Repeat only the lines below that run from the line with "Reproduce this chart" to the line with "import * as", ends included; skip every picture.

* begin Materials provided *

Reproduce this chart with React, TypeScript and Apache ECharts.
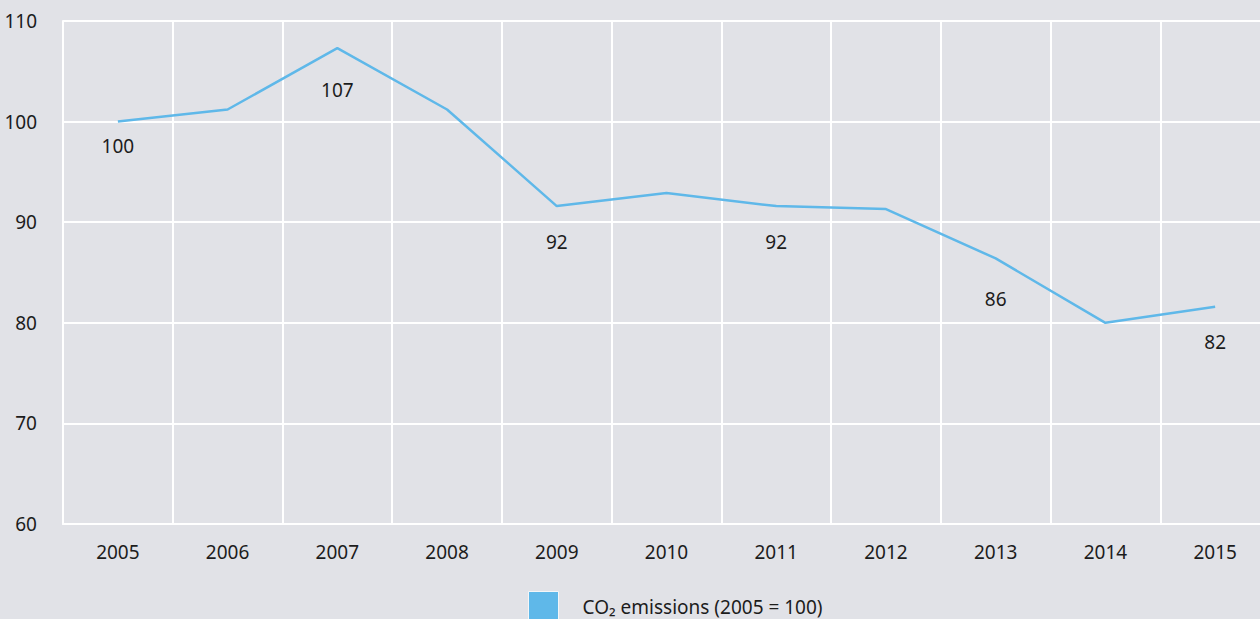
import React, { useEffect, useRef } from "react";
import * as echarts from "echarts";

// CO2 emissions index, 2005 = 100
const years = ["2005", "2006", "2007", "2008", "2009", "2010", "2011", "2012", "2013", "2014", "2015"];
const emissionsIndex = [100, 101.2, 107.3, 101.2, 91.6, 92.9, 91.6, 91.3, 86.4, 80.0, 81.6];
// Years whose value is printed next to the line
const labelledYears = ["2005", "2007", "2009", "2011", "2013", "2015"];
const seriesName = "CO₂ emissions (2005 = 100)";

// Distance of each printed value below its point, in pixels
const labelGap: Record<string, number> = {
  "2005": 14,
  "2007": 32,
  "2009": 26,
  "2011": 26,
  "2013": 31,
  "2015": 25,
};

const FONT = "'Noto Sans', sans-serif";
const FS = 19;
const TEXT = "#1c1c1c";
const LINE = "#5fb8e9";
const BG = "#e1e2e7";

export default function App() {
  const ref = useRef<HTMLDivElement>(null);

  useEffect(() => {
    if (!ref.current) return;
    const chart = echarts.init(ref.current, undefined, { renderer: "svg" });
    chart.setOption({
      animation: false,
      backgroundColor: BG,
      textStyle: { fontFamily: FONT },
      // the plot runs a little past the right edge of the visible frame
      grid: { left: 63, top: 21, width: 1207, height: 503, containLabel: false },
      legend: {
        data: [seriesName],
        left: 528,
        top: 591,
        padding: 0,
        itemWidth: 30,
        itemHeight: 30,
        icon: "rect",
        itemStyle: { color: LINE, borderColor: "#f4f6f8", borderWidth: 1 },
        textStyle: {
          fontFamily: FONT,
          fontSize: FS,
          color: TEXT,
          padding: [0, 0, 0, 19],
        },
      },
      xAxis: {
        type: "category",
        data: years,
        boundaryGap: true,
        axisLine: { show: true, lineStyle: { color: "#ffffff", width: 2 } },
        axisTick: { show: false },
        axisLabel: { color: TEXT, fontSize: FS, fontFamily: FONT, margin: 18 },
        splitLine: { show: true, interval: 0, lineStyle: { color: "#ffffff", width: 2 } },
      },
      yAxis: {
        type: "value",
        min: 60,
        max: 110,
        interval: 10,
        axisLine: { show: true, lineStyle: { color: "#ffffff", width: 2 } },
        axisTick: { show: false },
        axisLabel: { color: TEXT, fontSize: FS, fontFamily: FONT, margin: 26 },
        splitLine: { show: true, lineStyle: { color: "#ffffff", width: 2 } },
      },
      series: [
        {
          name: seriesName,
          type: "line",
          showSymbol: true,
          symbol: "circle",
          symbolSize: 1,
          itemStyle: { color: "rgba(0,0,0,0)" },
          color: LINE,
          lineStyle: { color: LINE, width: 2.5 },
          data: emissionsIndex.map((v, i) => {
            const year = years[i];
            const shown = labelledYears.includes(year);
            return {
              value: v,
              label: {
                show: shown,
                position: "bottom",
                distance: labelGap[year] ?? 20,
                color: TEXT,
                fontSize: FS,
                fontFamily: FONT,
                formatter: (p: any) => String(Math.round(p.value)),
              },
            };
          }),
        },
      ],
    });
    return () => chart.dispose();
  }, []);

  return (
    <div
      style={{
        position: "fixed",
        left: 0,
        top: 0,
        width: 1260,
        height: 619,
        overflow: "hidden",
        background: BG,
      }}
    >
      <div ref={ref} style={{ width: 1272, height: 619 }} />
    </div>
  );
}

* end Materials provided *
* begin Materials provided *

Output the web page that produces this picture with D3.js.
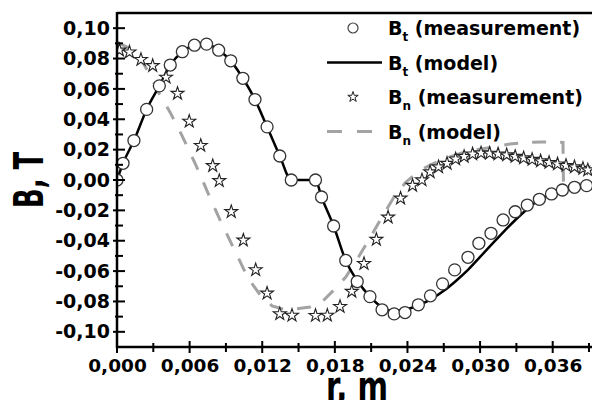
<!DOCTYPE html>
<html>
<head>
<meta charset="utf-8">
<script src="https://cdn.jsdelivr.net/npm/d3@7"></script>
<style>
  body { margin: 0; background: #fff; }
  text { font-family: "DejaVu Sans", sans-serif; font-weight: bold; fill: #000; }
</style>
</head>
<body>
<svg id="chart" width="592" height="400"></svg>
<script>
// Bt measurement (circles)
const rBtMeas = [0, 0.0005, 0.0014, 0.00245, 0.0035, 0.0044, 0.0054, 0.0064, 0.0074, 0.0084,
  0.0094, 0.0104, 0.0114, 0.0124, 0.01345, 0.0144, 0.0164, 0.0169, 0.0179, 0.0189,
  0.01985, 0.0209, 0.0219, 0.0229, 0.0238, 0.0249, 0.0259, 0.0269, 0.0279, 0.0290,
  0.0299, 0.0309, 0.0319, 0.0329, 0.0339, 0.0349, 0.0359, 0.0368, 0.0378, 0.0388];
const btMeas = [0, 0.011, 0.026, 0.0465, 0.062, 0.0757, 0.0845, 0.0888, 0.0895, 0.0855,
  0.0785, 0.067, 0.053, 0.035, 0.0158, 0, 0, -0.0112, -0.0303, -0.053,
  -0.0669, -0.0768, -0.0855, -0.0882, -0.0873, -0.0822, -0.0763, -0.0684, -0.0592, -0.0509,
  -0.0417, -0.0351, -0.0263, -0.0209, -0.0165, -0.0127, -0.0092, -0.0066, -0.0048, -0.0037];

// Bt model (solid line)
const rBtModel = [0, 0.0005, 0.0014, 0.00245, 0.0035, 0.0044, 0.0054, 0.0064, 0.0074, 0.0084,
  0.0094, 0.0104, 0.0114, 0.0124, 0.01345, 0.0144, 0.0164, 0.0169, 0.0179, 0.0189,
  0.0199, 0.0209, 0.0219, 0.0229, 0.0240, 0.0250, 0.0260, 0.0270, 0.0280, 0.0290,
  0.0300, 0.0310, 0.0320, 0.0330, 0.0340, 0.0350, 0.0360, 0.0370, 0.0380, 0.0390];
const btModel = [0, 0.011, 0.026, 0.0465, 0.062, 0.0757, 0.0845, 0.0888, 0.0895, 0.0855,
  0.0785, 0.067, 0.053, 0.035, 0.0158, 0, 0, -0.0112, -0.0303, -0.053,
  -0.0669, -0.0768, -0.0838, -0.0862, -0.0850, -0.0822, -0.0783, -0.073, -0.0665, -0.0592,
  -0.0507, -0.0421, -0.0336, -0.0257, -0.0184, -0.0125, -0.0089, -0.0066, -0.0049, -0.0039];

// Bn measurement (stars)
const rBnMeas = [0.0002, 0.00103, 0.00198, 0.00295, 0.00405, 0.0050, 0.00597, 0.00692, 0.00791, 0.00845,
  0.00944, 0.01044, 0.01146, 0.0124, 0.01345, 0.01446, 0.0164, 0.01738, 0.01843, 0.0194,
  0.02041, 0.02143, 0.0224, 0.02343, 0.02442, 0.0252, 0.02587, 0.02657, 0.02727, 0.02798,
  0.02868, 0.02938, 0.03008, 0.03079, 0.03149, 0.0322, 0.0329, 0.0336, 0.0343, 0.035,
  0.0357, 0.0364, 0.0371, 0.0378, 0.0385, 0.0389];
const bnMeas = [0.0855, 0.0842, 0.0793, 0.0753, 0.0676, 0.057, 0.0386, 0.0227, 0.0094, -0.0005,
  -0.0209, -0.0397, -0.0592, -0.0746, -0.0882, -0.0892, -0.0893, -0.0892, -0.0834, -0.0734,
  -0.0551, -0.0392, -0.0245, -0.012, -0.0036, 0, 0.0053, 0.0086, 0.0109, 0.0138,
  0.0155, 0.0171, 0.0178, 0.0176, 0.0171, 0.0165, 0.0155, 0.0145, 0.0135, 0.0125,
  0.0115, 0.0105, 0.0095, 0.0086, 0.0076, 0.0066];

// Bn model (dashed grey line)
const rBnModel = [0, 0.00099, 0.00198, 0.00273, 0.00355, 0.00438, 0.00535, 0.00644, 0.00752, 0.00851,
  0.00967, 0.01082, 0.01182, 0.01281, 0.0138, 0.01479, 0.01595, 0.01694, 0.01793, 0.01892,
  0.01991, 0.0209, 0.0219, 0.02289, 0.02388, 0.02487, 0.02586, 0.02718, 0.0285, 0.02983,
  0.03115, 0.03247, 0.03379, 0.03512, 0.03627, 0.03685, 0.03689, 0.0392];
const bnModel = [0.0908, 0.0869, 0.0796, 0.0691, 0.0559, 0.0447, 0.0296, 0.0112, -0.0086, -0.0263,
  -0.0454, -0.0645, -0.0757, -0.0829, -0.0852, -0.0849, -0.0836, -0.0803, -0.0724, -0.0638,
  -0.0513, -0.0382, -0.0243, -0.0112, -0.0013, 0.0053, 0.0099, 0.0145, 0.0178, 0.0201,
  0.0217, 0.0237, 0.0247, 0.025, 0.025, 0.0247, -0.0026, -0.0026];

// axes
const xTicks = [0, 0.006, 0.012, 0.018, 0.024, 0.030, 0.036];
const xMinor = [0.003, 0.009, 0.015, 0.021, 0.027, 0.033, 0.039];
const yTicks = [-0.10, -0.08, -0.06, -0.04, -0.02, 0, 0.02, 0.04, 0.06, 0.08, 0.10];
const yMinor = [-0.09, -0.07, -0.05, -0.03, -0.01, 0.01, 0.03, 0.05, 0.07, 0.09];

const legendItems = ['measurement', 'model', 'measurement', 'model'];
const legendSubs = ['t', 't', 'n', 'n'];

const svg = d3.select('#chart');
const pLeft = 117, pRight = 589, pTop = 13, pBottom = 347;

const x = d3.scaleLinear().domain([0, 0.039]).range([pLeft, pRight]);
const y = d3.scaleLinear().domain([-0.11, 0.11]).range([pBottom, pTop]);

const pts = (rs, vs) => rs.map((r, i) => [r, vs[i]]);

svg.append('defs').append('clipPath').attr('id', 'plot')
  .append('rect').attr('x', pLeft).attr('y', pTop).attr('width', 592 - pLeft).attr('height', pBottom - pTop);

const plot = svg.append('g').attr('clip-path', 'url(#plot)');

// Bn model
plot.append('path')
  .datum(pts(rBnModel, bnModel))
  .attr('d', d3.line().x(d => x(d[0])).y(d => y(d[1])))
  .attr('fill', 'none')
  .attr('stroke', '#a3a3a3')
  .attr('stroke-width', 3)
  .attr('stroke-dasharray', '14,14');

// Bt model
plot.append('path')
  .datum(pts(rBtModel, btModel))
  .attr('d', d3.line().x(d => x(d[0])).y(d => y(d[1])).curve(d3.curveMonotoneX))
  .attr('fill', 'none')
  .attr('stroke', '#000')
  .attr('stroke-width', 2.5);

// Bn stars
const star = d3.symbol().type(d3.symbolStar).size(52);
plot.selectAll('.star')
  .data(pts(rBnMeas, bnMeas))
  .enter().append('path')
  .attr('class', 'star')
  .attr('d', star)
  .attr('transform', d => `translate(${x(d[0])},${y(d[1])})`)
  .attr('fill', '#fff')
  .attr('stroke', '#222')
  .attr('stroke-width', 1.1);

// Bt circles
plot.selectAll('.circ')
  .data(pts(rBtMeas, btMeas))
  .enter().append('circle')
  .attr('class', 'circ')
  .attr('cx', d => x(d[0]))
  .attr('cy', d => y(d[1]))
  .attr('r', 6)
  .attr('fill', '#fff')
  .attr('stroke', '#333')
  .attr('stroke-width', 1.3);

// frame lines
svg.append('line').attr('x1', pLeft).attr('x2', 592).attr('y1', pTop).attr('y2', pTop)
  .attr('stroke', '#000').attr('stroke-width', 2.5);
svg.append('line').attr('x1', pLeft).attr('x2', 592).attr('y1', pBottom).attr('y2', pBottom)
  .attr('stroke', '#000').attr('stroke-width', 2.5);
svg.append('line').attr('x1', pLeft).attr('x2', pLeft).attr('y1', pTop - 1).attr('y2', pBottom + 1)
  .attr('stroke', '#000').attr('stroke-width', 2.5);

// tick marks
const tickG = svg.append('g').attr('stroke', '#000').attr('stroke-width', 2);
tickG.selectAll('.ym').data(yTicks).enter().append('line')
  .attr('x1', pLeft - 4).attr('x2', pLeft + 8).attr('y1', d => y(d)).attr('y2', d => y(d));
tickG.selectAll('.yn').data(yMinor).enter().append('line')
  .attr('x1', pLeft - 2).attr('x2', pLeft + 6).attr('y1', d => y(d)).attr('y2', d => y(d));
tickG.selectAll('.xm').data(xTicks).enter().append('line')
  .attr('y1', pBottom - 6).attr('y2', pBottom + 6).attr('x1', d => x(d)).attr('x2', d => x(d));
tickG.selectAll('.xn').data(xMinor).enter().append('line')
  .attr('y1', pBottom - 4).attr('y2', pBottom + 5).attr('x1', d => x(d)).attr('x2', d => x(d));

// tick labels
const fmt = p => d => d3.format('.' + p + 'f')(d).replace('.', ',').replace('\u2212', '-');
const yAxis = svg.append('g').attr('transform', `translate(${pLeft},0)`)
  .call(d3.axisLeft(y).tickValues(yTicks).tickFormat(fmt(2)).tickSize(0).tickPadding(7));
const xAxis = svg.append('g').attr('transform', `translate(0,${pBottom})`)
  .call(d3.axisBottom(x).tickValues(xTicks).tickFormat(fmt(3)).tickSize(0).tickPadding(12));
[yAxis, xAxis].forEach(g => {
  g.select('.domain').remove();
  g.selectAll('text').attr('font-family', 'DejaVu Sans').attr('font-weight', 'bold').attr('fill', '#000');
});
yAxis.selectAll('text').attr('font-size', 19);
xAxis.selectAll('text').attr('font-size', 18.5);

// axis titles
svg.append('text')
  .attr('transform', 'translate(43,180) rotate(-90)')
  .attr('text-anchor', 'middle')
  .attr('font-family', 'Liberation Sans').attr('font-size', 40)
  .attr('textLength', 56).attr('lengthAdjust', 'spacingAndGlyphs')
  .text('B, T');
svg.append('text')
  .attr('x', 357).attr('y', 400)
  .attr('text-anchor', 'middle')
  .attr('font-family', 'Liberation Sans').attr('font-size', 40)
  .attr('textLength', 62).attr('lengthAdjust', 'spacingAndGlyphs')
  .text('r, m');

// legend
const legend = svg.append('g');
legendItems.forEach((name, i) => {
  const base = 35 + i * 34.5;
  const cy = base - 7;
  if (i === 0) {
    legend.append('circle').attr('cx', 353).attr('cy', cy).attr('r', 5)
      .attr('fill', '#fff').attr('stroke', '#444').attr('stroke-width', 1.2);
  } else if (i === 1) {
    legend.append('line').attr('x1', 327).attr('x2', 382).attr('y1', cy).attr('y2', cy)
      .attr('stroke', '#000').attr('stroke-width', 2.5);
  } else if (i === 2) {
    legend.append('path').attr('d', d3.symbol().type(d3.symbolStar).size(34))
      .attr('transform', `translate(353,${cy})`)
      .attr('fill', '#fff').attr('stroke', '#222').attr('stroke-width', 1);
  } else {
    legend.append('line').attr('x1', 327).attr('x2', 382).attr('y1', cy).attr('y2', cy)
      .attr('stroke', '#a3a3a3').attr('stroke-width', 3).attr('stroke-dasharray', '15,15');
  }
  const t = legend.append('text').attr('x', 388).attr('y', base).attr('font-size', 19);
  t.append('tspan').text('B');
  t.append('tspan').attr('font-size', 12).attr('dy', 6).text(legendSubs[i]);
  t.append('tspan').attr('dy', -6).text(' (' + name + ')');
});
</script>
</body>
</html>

* end Materials provided *

* [Final answer]:
Reproduce this chart with React, TypeScript and Apache ECharts.
import React, { useEffect, useRef } from "react";
import * as echarts from "echarts";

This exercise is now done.